Danışmanlık ve Geri Bildirim
Yakın geçmişte yayımladığım Danışmanlık #.0 ve Danışmanlıkta Dönüşüm Sancıları yazılarında, değişim ve/veya dönüşüm önerilerinde bulunan danışmanlık şirketlerine ayna tutmaya çalıştım. Danışman ve çoban veya danışman kedi fıkralarının doğmasına neden olan danışmanlık yöntemlerinin eskidiğini anlatmak istedim.
Bilginin serbest dolaşımda olduğu bugünlerde, danışmanın temel faydası bilgiyi değil yöntemi öğretmek oluyor. Bizzat uygulama deneyimine sahip olmayanlar bocalıyor. Onların bocalaması, tüm danışmanlık sistemine zarar veriyor. Özellikle, temel uğraşılarına odaklanan ve diğer konuları dış kaynak kullanarak çözmeye çalışan kurumlara hizmet verenler, eski danışman algısından zarar görüyor.
😉
Sadece danışmanları suçlamak doğru değil. Danışmandan ne istemesi gerektiğini bilmeyen yöneticiler de var. Kendisinin ne kadar doğru düşündüğünü önaylaması için danışman tutan mı ararsınız, “sizi ne kadar iyi iş ürettiğimizi diğer iş birimlerine anlatmanız için tuttuk” diyen mi?
Elbette yazdıklarım tüm danışmanlık sistemini kapsamıyor. Kendisini bu kısır döngüden kurtarmak isteyen bir danışmanlık kurumuyla, müşteri geri bildirimi almak konusunda sohbet etmiştim. Bu sohbette konuştuklarımızı yazıya döktüm. Hem danışmanlık kurumlarına, hem de müşterilerine yararlı olmasını umarak paylaşıyorum. [Değiştirme ve düzeltme önermek serbesttir. Böylece, en iyiye hep birlikte yaklaşabiliriz.]
😉
Danışmanlık süreci genelde 3 ana aşamadan oluşuyor:
- Satış
- Proje
- Proje Sonrası
Bu aşamaları sırayla inceleyelim:
SATIŞ
Satışlar genelde, 2 şekilde gerçekleşiyor:
a) Yeni müşteri: Çoğunlukla müşteri adayından talep gelir. Danışmanlar hazırlık yapar. Müşteriye sorulacaklar belirlenir. Birkaç toplantı ve biraz yazışma sonrasında, teklif ve bütçesi sunulur.
b) Mevcut müşteri: Danışmanlar, eski müşterilerini ziyaret eder ve “Size şöyle bir proje yapalım. Şunlara yarar. Maliyetleri azaltır ve gelirleri arttırır; bilançoya faydası şudur” diyerek ikna eder ve proje kararı verilmesini sağlar.

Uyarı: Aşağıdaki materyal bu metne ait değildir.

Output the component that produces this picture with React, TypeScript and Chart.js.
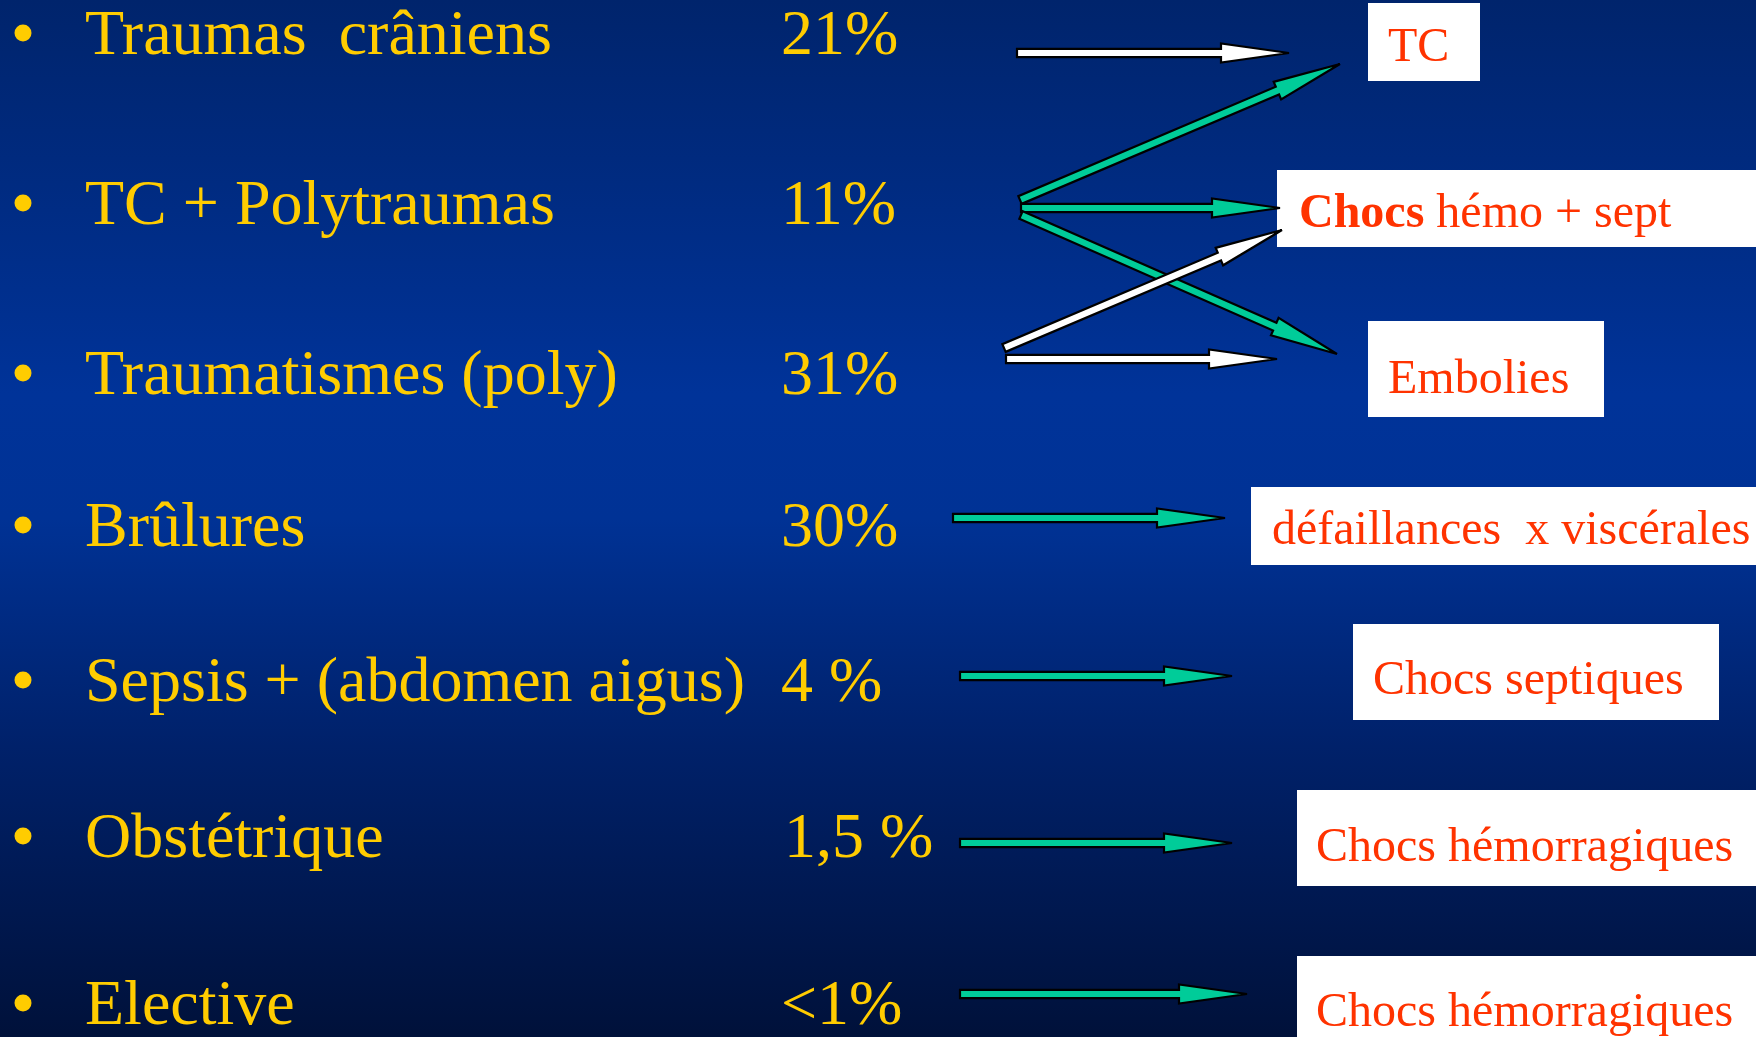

Bu aşamada nasıl geri bildirim alınabilir:
- Sürecin başında, ilk toplantıda müşteriye tüm süreç anlatılır ve aksayan her noktada geri bildirimi özendiren bir ortam sağlanır.
- Ortada bir Teklif Talebi (Request for Proposal – RfP) varsa, bu talebi hazırlayanların beklentilerinin ne kadar karşılandığı (yöntem ve bütçeyi içeren son teklifin sunulmasından önce) her toplantı sonrasında ölçülür.
- Eğer müşteriye uygun olduğu düşünülerek sıfırdan proje geliştirilmişse, projenin yaratacağı etki ve katma değerin şirketin gündemi, stratejisi, ihtiyaçları vs ile ilgili uyumu sorgulanır.
Böylece “İstemiyoruz. Gündemimize uygun değil” yanıtını bu aşamanın son adımında duymak zorunda kalınmaz. Müşterinin hedefleri ve stratejisi öğrenilir, uygun ürün ve projeler geliştirilir.